What you have to do:
Write out, word for word, every line from the first one through the line that holds "0.015, 0.0155, 0.016, 0.0165, 0.0167];", and nothing else; skip the pictures.
┏━━
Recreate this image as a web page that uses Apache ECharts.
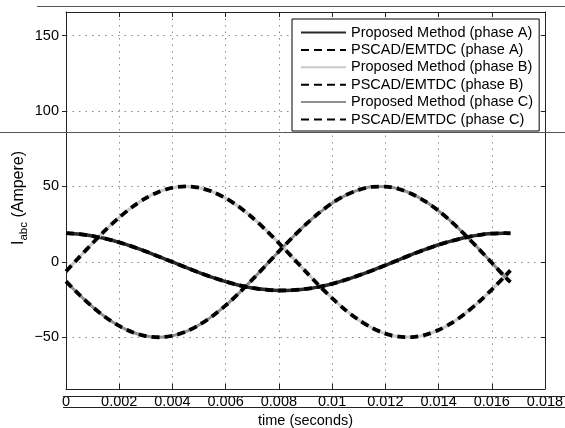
<!DOCTYPE html>
<html>
<head>
<meta charset="utf-8">
<script src="https://cdn.jsdelivr.net/npm/echarts@6/dist/echarts.min.js"></script>
<style>
  html, body { margin: 0; padding: 0; background: #fff; }
  #chart { width: 565px; height: 428px; }
</style>
</head>
<body>
<div id="chart"></div>
<script>
// Sample instants (s) over one 60 Hz cycle
const timeSec = [0, 0.0005, 0.001, 0.0015, 0.002, 0.0025, 0.003, 0.0035, 0.004, 0.0045,
  0.005, 0.0055, 0.006, 0.0065, 0.007, 0.0075, 0.008, 0.0085, 0.009, 0.0095,
  0.01, 0.0105, 0.011, 0.0115, 0.012, 0.0125, 0.013, 0.0135, 0.014, 0.0145,
  0.015, 0.0155, 0.016, 0.0165, 0.0167];

// Phase currents (A), proposed method
const proposedA = [19.0, 18.4, 17.1, 15.3, 12.9, 10.1, 6.9, 3.4, -0.1, -3.7,
  -7.1, -10.3, -13.1, -15.5, -17.3, -18.4, -19.0, -18.8, -18.0, -16.6,
  -14.6, -12.0, -9.0, -5.8, -2.3, 1.3, 4.9, 8.2, 11.3, 13.9,
  16.1, 17.7, 18.7, 19.0, 18.9];
const proposedB = [-6.3, 3.1, 12.4, 21.3, 29.4, 36.5, 42.2, 46.5, 49.1, 50.0,
  49.1, 46.5, 42.2, 36.5, 29.4, 21.3, 12.4, 3.1, -6.3, -15.5,
  -24.1, -31.9, -38.5, -43.8, -47.6, -49.6, -49.9, -48.4, -45.2, -40.5,
  -34.2, -26.8, -18.4, -9.4, -5.7];
const proposedC = [-13.0, -21.8, -29.9, -36.9, -42.5, -46.7, -49.2, -50.0, -49.0, -46.3,
  -41.9, -36.0, -28.9, -20.7, -11.8, -2.5, 6.9, 16.0, 24.6, 32.3,
  38.9, 44.1, 47.7, 49.7, 49.9, 48.3, 45.0, 40.1, 33.8, 26.3,
  17.8, 8.8, -0.6, -10.0, -13.5];

// Phase currents (A), PSCAD/EMTDC reference simulation
const pscadA = [19.0, 18.4, 17.1, 15.3, 12.9, 10.1, 6.9, 3.4, -0.1, -3.7,
  -7.1, -10.3, -13.1, -15.5, -17.3, -18.4, -19.0, -18.8, -18.0, -16.6,
  -14.6, -12.0, -9.0, -5.8, -2.3, 1.3, 4.9, 8.2, 11.3, 13.9,
  16.1, 17.7, 18.7, 19.0, 18.9];
const pscadB = [-6.3, 3.1, 12.4, 21.3, 29.4, 36.5, 42.2, 46.5, 49.1, 50.0,
  49.1, 46.5, 42.2, 36.5, 29.4, 21.3, 12.4, 3.1, -6.3, -15.5,
  -24.1, -31.9, -38.5, -43.8, -47.6, -49.6, -49.9, -48.4, -45.2, -40.5,
  -34.2, -26.8, -18.4, -9.4, -5.7];
const pscadC = [-13.0, -21.8, -29.9, -36.9, -42.5, -46.7, -49.2, -50.0, -49.0, -46.3,
  -41.9, -36.0, -28.9, -20.7, -11.8, -2.5, 6.9, 16.0, 24.6, 32.3,
  38.9, 44.1, 47.7, 49.7, 49.9, 48.3, 45.0, 40.1, 33.8, 26.3,
  17.8, 8.8, -0.6, -10.0, -13.5];

const seriesNames = [
  'Proposed Method (phase A)', 'PSCAD/EMTDC (phase A)',
  'Proposed Method (phase B)', 'PSCAD/EMTDC (phase B)',
  'Proposed Method (phase C)', 'PSCAD/EMTDC (phase C)'
];
const yTicks = [-50, 0, 50, 100, 150];

const FONT = 'Liberation Sans, Arial, Helvetica, sans-serif';
const pair = (vals) => vals.map((v, i) => [timeSec[i], v]);

function proposed(name, vals, color, width) {
  return {
    name, type: 'line', data: pair(vals), symbol: 'none', smooth: 0.3, z: 2,
    lineStyle: { color, width, type: 'solid' }, itemStyle: { color }
  };
}
function pscad(name, vals) {
  return {
    name, type: 'line', data: pair(vals), symbol: 'none', smooth: 0.3, z: 3,
    lineStyle: { color: '#000', width: 3.8, type: [8, 5] }, itemStyle: { color: '#000' }
  };
}

const chart = echarts.init(document.getElementById('chart'), null, { renderer: 'canvas' });
chart.setOption({
  animation: false,
  backgroundColor: '#fff',
  textStyle: { fontFamily: FONT },
  grid: { left: 66, right: 20, top: 12, bottom: 39, containLabel: false, outerBoundsMode: 'none' },
  legend: {
    data: seriesNames,
    orient: 'vertical',
    left: 292, top: 19,
    padding: [6, 6, 4, 8],
    itemWidth: 45, itemHeight: 14, itemGap: 2.4,
    itemStyle: { opacity: 0 },
    backgroundColor: '#fff', borderColor: '#000', borderWidth: 1, borderRadius: 0,
    textStyle: { fontFamily: FONT, fontSize: 14.5, color: '#000', lineHeight: 15 }
  },
  xAxis: [{
    type: 'value', min: 0, max: 0.018, interval: 0.002, position: 'bottom',
    name: 'time (seconds)', nameLocation: 'middle', nameGap: 18,
    nameTextStyle: { fontFamily: FONT, fontSize: 14.5, color: '#000' },
    axisLine: { show: true, onZero: false, lineStyle: { color: '#222', width: 1 } },
    axisTick: { show: true, inside: true, length: 5, lineStyle: { color: '#222' } },
    axisLabel: { fontFamily: FONT, fontSize: 14.5, color: '#000', margin: 5,
      formatter: (v) => String(+v.toFixed(3)) },
    splitLine: { show: true, lineStyle: { color: '#8a8a8a', width: 1, type: [1.5, 5] } }
  }, {
    type: 'value', min: 0, max: 0.018, interval: 0.002, position: 'top',
    axisLine: { show: true, onZero: false, lineStyle: { color: '#222', width: 1 } },
    axisTick: { show: true, inside: true, length: 5, lineStyle: { color: '#222' } },
    axisLabel: { show: false }, splitLine: { show: false }
  }],
  yAxis: [{
    type: 'value', min: -84.3, max: 165.6, position: 'left',
    axisLine: { show: true, onZero: false, lineStyle: { color: '#222', width: 1 } },
    axisTick: { show: true, inside: false, length: 4, customValues: yTicks, lineStyle: { color: '#222' } },
    axisLabel: { fontFamily: FONT, fontSize: 14.5, color: '#000', margin: 7, customValues: yTicks,
      formatter: (v) => String(v).replace('-', '\u2212') },
    splitLine: { show: true, lineStyle: { color: '#8a8a8a', width: 1, type: [1.5, 5] } }
  }, {
    type: 'value', min: -84.3, max: 165.6, position: 'right',
    axisLine: { show: true, onZero: false, lineStyle: { color: '#222', width: 1 } },
    axisTick: { show: true, inside: true, length: 4, customValues: yTicks, lineStyle: { color: '#222' } },
    axisLabel: { show: false }, splitLine: { show: false }
  }],
  series: [
    proposed(seriesNames[0], proposedA, '#2a2a2a', 3.5),
    pscad(seriesNames[1], pscadA),
    proposed(seriesNames[2], proposedB, '#c9c9c9', 3),
    pscad(seriesNames[3], pscadB),
    proposed(seriesNames[4], proposedC, '#8f8f8f', 3),
    pscad(seriesNames[5], pscadC)
  ],
  graphic: [
    { type: 'line', shape: { x1: 37, y1: 6.5, x2: 565, y2: 6.5 }, style: { stroke: '#555', lineWidth: 1 }, z: 10 },
    { type: 'line', shape: { x1: 0, y1: 132.5, x2: 565, y2: 132.5 }, style: { stroke: '#555', lineWidth: 1 }, z: 10 },
    { type: 'line', shape: { x1: 63, y1: 396.5, x2: 565, y2: 396.5 }, style: { stroke: '#222', lineWidth: 1 }, z: 10 },
    { type: 'line', shape: { x1: 63, y1: 407.5, x2: 565, y2: 407.5 }, style: { stroke: '#222', lineWidth: 1 }, z: 10 },
    {
      type: 'text', x: 19, y: 198, rotation: Math.PI / 2, z: 10,
      style: {
        text: '{m|I}{s|abc}{m| (Ampere)}',
        align: 'center', verticalAlign: 'middle',
        rich: {
          m: { fontFamily: FONT, fontSize: 16, fill: '#000', lineHeight: 22, verticalAlign: 'middle' },
          s: { fontFamily: FONT, fontSize: 11.5, fill: '#000', lineHeight: 22, padding: [10, 0, 0, 0], verticalAlign: 'middle' }
        }
      }
    }
  ]
});
</script>
</body>
</html>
┗━━
Exercise output:
Recreate this image as a web page that uses Apache ECharts.
<!DOCTYPE html>
<html>
<head>
<meta charset="utf-8">
<script src="https://cdn.jsdelivr.net/npm/echarts@6/dist/echarts.min.js"></script>
<style>
  html, body { margin: 0; padding: 0; background: #fff; }
  #chart { width: 565px; height: 428px; }
</style>
</head>
<body>
<div id="chart"></div>
<script>
// Sample instants (s) over one 60 Hz cycle
const timeSec = [0, 0.0005, 0.001, 0.0015, 0.002, 0.0025, 0.003, 0.0035, 0.004, 0.0045,
  0.005, 0.0055, 0.006, 0.0065, 0.007, 0.0075, 0.008, 0.0085, 0.009, 0.0095,
  0.01, 0.0105, 0.011, 0.0115, 0.012, 0.0125, 0.013, 0.0135, 0.014, 0.0145,
  0.015, 0.0155, 0.016, 0.0165, 0.0167];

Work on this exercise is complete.